Noah Lyles wins first U.S. men’s Olympic 100 meter gold in 20 years
SAINT-DENIS, France–Noah Lyles rocked back and forth impatiently in front of his starting blocks before the Olympic Games 100 meter final Sunday night and then took a step and then another in front of the starting line, as if he had waited long enough.
He outstretched both his hands in front of him at mid-chest level, both palms up and curling his fingers back and forth in a beckoning movement, seeming to say bring it on, bring it on.
Bring on all the doubts, the conventional wisdom that he didn’t have the start to claim sprinting’s greatest prize.
Bring on the ghosts of Tokyo.
Bring on the fastest men on the planet.
Lyles was ready.
Lyles, fulfilling the promise the sport first recognized more than a decade ago, taking it all on, the doubts and the demons, won the closest Olympic 100 final in history by a mere five-thousandths of a second on a night at Stade de France that was worth the three-year wait.
Lyles, last out of the starting blocks, didn’t claim the first Olympic 100 gold medal won by an American man since 2004 until the last step of the race, out leaning Jamaica’s Kishane Thompson at the finish line.
“I couldn’t see him, but I thought he was seeing me,” Thompson said later.
“Hey, Kishane I thought you got it,” Lyles told the Jamaican.
“I am not sure,” Thompson replied.
Both men and a sold out stadium had to wait several moments for a review of the photo finish to separate them, “PHOTO” listed next to seven of the eight names on the scoreboard, only Jamaica’s Oblique Seville, last in eighth place, receiving a time and a place.
“It was a crazy moment,” said Lyles, the reigning World 100 and 200 champion. “I did think Kishane had that and I was like, ‘I’m going to have to swallow my pride’, which I don’t have a problem doing. Everybody on the field came out knowing they could win this race. That’s the mindset we have to have. Iron sharpens iron.”
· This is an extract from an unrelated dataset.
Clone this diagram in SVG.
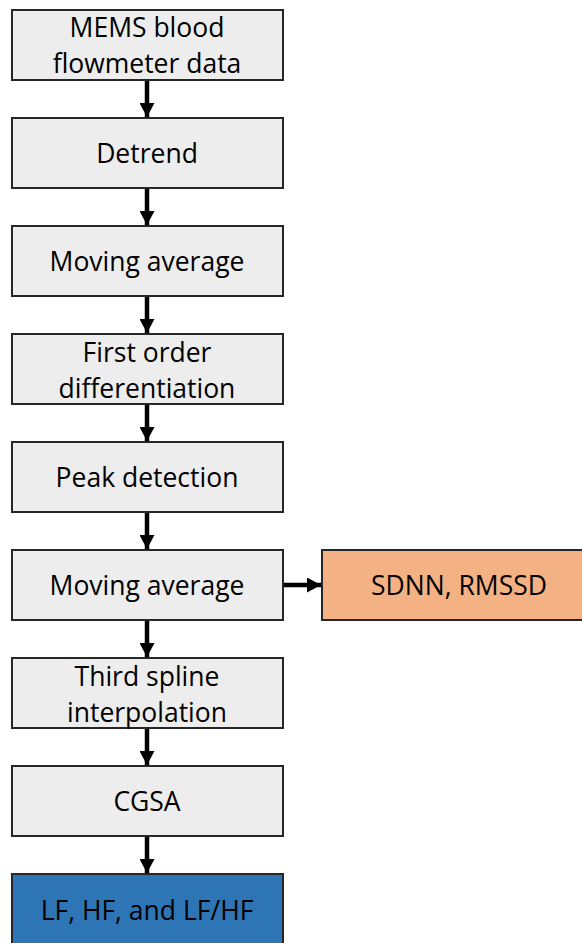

Finally the scoreboard went blank and then flashed the first two finishers.
1. Lyles 9.79
2. Thompson 9.79.
While both men were officially clocked in 9.79, the photo finish, going down to the thousandths of a second, gave Lyles a 9.784 to 9.789 edge.
“I saw my name,” Lyles said “and was like, ‘I didn’t do this against a slow crowd, I did this against the best of the best, on the biggest stage with the biggest pressure’. I thought ‘oh, my gosh, there it is.’
“I wasn’t even in the 100m in 2021. First Olympics in the 100 meters. Having the title, not just at world champs but at the Olympics, of world’s fastest man.”
The battle for the bronze medal was nearly as close, with Fred Kerley, Lyles’ U.S. teammate, edging South Africa’s Akani Simbine 9.81 and 9.82.
With the victory Lyles, 27, kept alive his hopes of becoming the first man not named Usain Bolt to sweep the Olympic 100 and 200 titles since Carl Lewis did it in Los Angeles 40 years ago.
“Pretty confident, can’t lie,” Lyles said when asked how he feels about the 200. “Kenny’s (Team USA’s Kenny Bednarek) definitely not going to take how he did here in the 100m lying down. He’s going to say, ‘I’m going after it in the 200m’. My job is to make sure…”Lyles paused.
“I’ll just leave it there. I’ll be winning.
“None of them is winning.”
The 100 victory, Lyles said, had “been years in the making.”
“It’s been a rollercoaster, ups and downs,” said Lyles, the overwhelming favorite to win the Olympic 200 three years ago in Tokyo only to finish third and then unburdened himself in an emotional and tearful stream of conscious account of his battles with ADD, dyslexia and bullying as a child and depression as a young adult.
He was asked when he set his sights on the 100 gold medal.
“The journey started after 2021 when I received this,” Lyles said in the post-race press conference, pulling out his Olympic 200 bronze medal from Tokyo. “I said I’ve got to evolve. I’m not going to feel the same every time I step on the track. I don’t feel the same now as I did in Budapest (at the 2023 World Championships when he won the 100m and 200m). I felt I was coming in as the favorite for this one. I was like, ‘shoot, these guys are ready, I got to be ready. All I need is a lane, and I’ll go out to prove who I am’.”